▶ _Brief_
Each line below must be set down exactly; omit any image you find.

▶ _Working data_
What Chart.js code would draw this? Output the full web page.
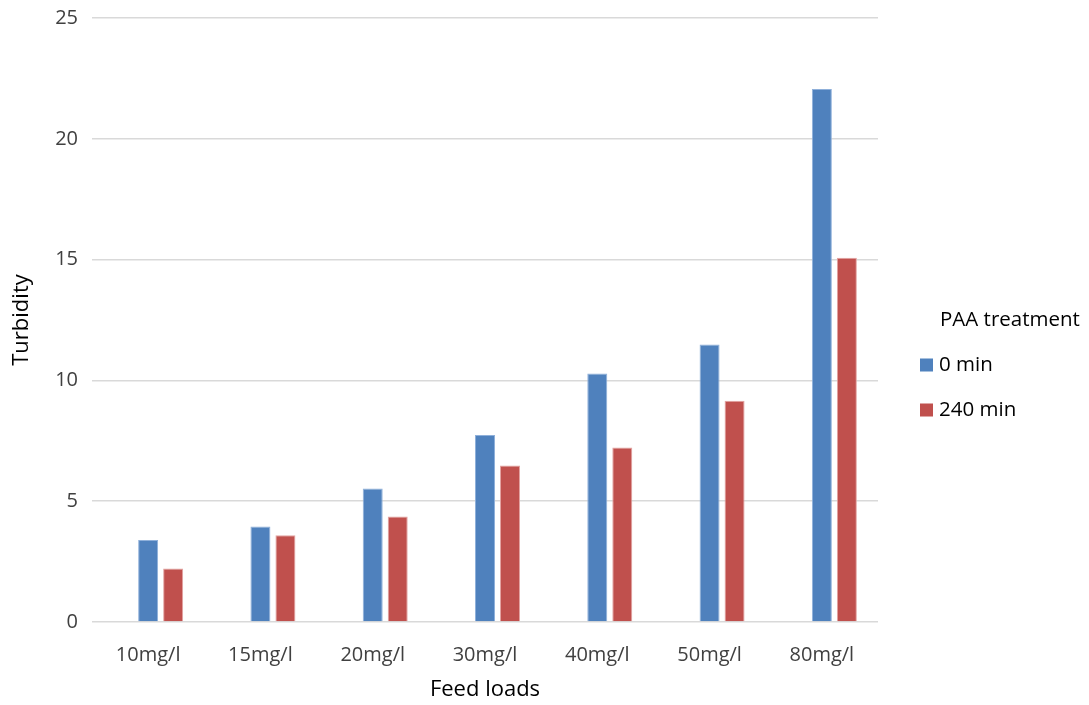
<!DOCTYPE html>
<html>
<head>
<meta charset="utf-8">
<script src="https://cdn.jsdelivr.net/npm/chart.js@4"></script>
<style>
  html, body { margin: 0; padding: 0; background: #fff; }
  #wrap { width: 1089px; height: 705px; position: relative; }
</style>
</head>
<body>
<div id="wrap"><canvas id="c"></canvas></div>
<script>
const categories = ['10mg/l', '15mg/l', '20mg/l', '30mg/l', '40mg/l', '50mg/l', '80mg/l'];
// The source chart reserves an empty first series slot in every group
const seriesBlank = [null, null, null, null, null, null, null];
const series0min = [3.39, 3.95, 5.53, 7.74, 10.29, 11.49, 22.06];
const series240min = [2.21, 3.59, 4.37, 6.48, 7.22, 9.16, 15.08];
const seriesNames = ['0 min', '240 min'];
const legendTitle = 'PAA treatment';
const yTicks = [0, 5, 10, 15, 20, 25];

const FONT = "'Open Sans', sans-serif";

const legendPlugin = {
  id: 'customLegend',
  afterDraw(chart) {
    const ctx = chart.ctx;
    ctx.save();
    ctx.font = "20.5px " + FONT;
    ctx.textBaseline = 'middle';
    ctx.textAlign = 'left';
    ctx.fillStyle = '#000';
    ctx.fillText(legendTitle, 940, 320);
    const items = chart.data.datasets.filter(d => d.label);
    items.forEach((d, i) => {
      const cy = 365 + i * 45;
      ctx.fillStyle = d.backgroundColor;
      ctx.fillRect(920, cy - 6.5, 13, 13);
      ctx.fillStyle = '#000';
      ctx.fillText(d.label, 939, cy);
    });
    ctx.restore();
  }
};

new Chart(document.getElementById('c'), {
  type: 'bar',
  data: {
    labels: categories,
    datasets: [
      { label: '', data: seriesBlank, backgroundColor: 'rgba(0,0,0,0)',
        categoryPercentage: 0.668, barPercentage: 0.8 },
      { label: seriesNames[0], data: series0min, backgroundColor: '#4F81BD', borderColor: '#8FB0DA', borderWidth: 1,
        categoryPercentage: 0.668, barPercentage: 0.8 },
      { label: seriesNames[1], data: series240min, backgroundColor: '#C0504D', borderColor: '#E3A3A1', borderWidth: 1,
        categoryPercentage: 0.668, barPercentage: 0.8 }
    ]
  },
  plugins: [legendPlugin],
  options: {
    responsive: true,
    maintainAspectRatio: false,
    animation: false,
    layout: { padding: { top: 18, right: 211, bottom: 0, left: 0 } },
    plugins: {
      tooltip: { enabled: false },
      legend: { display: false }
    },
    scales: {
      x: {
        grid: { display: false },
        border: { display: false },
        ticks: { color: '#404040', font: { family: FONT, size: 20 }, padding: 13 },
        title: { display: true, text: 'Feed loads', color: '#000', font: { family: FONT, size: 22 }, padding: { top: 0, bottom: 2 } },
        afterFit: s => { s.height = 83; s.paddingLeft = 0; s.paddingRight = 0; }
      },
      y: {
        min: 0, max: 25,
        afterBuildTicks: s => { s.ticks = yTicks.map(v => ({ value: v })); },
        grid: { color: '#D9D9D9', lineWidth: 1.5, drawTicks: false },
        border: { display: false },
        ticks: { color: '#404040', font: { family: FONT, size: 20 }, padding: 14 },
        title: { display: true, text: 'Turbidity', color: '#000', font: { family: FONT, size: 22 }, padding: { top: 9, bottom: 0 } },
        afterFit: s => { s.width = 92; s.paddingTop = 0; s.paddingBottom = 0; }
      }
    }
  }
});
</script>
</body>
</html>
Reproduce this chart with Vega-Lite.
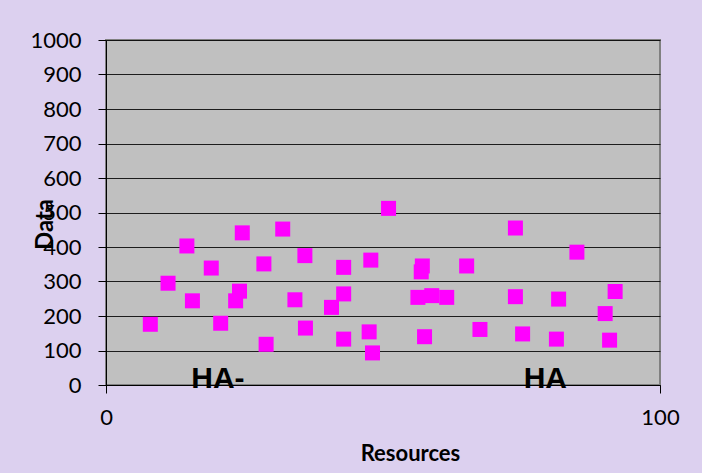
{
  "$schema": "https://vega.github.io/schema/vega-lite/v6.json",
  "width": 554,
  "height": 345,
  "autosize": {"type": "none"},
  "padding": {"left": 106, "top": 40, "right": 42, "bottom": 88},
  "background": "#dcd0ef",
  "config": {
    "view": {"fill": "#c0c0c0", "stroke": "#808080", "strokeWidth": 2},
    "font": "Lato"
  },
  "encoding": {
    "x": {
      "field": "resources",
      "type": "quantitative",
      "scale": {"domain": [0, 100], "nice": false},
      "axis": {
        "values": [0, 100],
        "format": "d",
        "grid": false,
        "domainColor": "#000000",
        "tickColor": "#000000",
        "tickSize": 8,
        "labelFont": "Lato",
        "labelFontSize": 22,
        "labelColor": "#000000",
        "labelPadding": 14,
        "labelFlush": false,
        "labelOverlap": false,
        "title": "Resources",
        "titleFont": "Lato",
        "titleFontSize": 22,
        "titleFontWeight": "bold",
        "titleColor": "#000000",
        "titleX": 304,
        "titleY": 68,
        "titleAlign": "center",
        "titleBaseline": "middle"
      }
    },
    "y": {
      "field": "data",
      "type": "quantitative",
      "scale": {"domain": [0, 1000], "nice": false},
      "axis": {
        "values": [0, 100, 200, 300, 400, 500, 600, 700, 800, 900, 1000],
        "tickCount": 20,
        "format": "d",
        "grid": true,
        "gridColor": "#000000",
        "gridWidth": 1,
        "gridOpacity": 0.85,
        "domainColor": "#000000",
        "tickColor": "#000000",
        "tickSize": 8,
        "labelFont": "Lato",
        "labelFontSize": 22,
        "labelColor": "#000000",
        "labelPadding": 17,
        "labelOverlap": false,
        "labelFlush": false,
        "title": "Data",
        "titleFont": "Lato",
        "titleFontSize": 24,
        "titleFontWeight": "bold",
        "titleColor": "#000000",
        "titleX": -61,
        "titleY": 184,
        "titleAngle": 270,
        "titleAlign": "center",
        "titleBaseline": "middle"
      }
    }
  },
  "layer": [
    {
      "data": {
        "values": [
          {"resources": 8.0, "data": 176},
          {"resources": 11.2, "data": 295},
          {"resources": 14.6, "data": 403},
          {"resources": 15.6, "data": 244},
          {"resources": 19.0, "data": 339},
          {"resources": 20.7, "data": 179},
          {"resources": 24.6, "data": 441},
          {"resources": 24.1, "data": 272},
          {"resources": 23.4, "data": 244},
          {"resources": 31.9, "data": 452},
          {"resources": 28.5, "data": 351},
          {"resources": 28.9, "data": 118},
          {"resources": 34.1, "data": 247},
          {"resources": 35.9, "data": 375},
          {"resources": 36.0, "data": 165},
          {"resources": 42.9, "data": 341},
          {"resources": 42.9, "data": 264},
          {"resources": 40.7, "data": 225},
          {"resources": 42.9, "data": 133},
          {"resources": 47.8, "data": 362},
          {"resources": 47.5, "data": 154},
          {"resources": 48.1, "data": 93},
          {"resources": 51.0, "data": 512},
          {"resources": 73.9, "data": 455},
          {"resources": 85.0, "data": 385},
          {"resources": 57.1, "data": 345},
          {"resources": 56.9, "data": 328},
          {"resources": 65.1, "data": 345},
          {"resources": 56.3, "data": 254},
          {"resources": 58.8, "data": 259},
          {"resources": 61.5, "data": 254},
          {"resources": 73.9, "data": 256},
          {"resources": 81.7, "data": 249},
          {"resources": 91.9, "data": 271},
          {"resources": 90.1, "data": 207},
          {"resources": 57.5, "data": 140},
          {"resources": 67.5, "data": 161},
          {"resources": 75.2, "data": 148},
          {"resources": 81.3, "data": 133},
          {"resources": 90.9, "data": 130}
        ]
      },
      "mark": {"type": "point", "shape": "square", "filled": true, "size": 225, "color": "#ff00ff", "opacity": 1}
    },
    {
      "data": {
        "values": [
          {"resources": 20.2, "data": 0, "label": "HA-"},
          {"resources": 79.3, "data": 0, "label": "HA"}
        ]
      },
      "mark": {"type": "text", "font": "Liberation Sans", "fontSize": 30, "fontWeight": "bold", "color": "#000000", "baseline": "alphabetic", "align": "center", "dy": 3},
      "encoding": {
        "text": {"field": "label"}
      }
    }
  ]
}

▶ _Full output_
What Chart.js code would draw this? Output the full web page.
<!DOCTYPE html>
<html>
<head>
<meta charset="utf-8">
<script src="https://cdn.jsdelivr.net/npm/chart.js@4"></script>
<style>
  html, body { margin: 0; padding: 0; background: #fff; }
  #wrap { width: 1089px; height: 705px; position: relative; }
</style>
</head>
<body>
<div id="wrap"><canvas id="c"></canvas></div>
<script>
const categories = ['10mg/l', '15mg/l', '20mg/l', '30mg/l', '40mg/l', '50mg/l', '80mg/l'];
// The source chart reserves an empty first series slot in every group
const seriesBlank = [null, null, null, null, null, null, null];
const series0min = [3.39, 3.95, 5.53, 7.74, 10.29, 11.49, 22.06];
const series240min = [2.21, 3.59, 4.37, 6.48, 7.22, 9.16, 15.08];
const seriesNames = ['0 min', '240 min'];
const legendTitle = 'PAA treatment';
const yTicks = [0, 5, 10, 15, 20, 25];

const FONT = "'Open Sans', sans-serif";

const legendPlugin = {
  id: 'customLegend',
  afterDraw(chart) {
    const ctx = chart.ctx;
    ctx.save();
    ctx.font = "20.5px " + FONT;
    ctx.textBaseline = 'middle';
    ctx.textAlign = 'left';
    ctx.fillStyle = '#000';
    ctx.fillText(legendTitle, 940, 320);
    const items = chart.data.datasets.filter(d => d.label);
    items.forEach((d, i) => {
      const cy = 365 + i * 45;
      ctx.fillStyle = d.backgroundColor;
      ctx.fillRect(920, cy - 6.5, 13, 13);
      ctx.fillStyle = '#000';
      ctx.fillText(d.label, 939, cy);
    });
    ctx.restore();
  }
};

new Chart(document.getElementById('c'), {
  type: 'bar',
  data: {
    labels: categories,
    datasets: [
      { label: '', data: seriesBlank, backgroundColor: 'rgba(0,0,0,0)',
        categoryPercentage: 0.668, barPercentage: 0.8 },
      { label: seriesNames[0], data: series0min, backgroundColor: '#4F81BD', borderColor: '#8FB0DA', borderWidth: 1,
        categoryPercentage: 0.668, barPercentage: 0.8 },
      { label: seriesNames[1], data: series240min, backgroundColor: '#C0504D', borderColor: '#E3A3A1', borderWidth: 1,
        categoryPercentage: 0.668, barPercentage: 0.8 }
    ]
  },
  plugins: [legendPlugin],
  options: {
    responsive: true,
    maintainAspectRatio: false,
    animation: false,
    layout: { padding: { top: 18, right: 211, bottom: 0, left: 0 } },
    plugins: {
      tooltip: { enabled: false },
      legend: { display: false }
    },
    scales: {
      x: {
        grid: { display: false },
        border: { display: false },
        ticks: { color: '#404040', font: { family: FONT, size: 20 }, padding: 13 },
        title: { display: true, text: 'Feed loads', color: '#000', font: { family: FONT, size: 22 }, padding: { top: 0, bottom: 2 } },
        afterFit: s => { s.height = 83; s.paddingLeft = 0; s.paddingRight = 0; }
      },
      y: {
        min: 0, max: 25,
        afterBuildTicks: s => { s.ticks = yTicks.map(v => ({ value: v })); },
        grid: { color: '#D9D9D9', lineWidth: 1.5, drawTicks: false },
        border: { display: false },
        ticks: { color: '#404040', font: { family: FONT, size: 20 }, padding: 14 },
        title: { display: true, text: 'Turbidity', color: '#000', font: { family: FONT, size: 22 }, padding: { top: 9, bottom: 0 } },
        afterFit: s => { s.width = 92; s.paddingTop = 0; s.paddingBottom = 0; }
      }
    }
  }
});
</script>
</body>
</html>
Reproduce this chart with Vega-Lite.
{
  "$schema": "https://vega.github.io/schema/vega-lite/v6.json",
  "width": 554,
  "height": 345,
  "autosize": {"type": "none"},
  "padding": {"left": 106, "top": 40, "right": 42, "bottom": 88},
  "background": "#dcd0ef",
  "config": {
    "view": {"fill": "#c0c0c0", "stroke": "#808080", "strokeWidth": 2},
    "font": "Lato"
  },
  "encoding": {
    "x": {
      "field": "resources",
      "type": "quantitative",
      "scale": {"domain": [0, 100], "nice": false},
      "axis": {
        "values": [0, 100],
        "format": "d",
        "grid": false,
        "domainColor": "#000000",
        "tickColor": "#000000",
        "tickSize": 8,
        "labelFont": "Lato",
        "labelFontSize": 22,
        "labelColor": "#000000",
        "labelPadding": 14,
        "labelFlush": false,
        "labelOverlap": false,
        "title": "Resources",
        "titleFont": "Lato",
        "titleFontSize": 22,
        "titleFontWeight": "bold",
        "titleColor": "#000000",
        "titleX": 304,
        "titleY": 68,
        "titleAlign": "center",
        "titleBaseline": "middle"
      }
    },
    "y": {
      "field": "data",
      "type": "quantitative",
      "scale": {"domain": [0, 1000], "nice": false},
      "axis": {
        "values": [0, 100, 200, 300, 400, 500, 600, 700, 800, 900, 1000],
        "tickCount": 20,
        "format": "d",
        "grid": true,
        "gridColor": "#000000",
        "gridWidth": 1,
        "gridOpacity": 0.85,
        "domainColor": "#000000",
        "tickColor": "#000000",
        "tickSize": 8,
        "labelFont": "Lato",
        "labelFontSize": 22,
        "labelColor": "#000000",
        "labelPadding": 17,
        "labelOverlap": false,
        "labelFlush": false,
        "title": "Data",
        "titleFont": "Lato",
        "titleFontSize": 24,
        "titleFontWeight": "bold",
        "titleColor": "#000000",
        "titleX": -61,
        "titleY": 184,
        "titleAngle": 270,
        "titleAlign": "center",
        "titleBaseline": "middle"
      }
    }
  },
  "layer": [
    {
      "data": {
        "values": [
          {"resources": 8.0, "data": 176},
          {"resources": 11.2, "data": 295},
          {"resources": 14.6, "data": 403},
          {"resources": 15.6, "data": 244},
          {"resources": 19.0, "data": 339},
          {"resources": 20.7, "data": 179},
          {"resources": 24.6, "data": 441},
          {"resources": 24.1, "data": 272},
          {"resources": 23.4, "data": 244},
          {"resources": 31.9, "data": 452},
          {"resources": 28.5, "data": 351},
          {"resources": 28.9, "data": 118},
          {"resources": 34.1, "data": 247},
          {"resources": 35.9, "data": 375},
          {"resources": 36.0, "data": 165},
          {"resources": 42.9, "data": 341},
          {"resources": 42.9, "data": 264},
          {"resources": 40.7, "data": 225},
          {"resources": 42.9, "data": 133},
          {"resources": 47.8, "data": 362},
          {"resources": 47.5, "data": 154},
          {"resources": 48.1, "data": 93},
          {"resources": 51.0, "data": 512},
          {"resources": 73.9, "data": 455},
          {"resources": 85.0, "data": 385},
          {"resources": 57.1, "data": 345},
          {"resources": 56.9, "data": 328},
          {"resources": 65.1, "data": 345},
          {"resources": 56.3, "data": 254},
          {"resources": 58.8, "data": 259},
          {"resources": 61.5, "data": 254},
          {"resources": 73.9, "data": 256},
          {"resources": 81.7, "data": 249},
          {"resources": 91.9, "data": 271},
          {"resources": 90.1, "data": 207},
          {"resources": 57.5, "data": 140},
          {"resources": 67.5, "data": 161},
          {"resources": 75.2, "data": 148},
          {"resources": 81.3, "data": 133},
          {"resources": 90.9, "data": 130}
        ]
      },
      "mark": {"type": "point", "shape": "square", "filled": true, "size": 225, "color": "#ff00ff", "opacity": 1}
    },
    {
      "data": {
        "values": [
          {"resources": 20.2, "data": 0, "label": "HA-"},
          {"resources": 79.3, "data": 0, "label": "HA"}
        ]
      },
      "mark": {"type": "text", "font": "Liberation Sans", "fontSize": 30, "fontWeight": "bold", "color": "#000000", "baseline": "alphabetic", "align": "center", "dy": 3},
      "encoding": {
        "text": {"field": "label"}
      }
    }
  ]
}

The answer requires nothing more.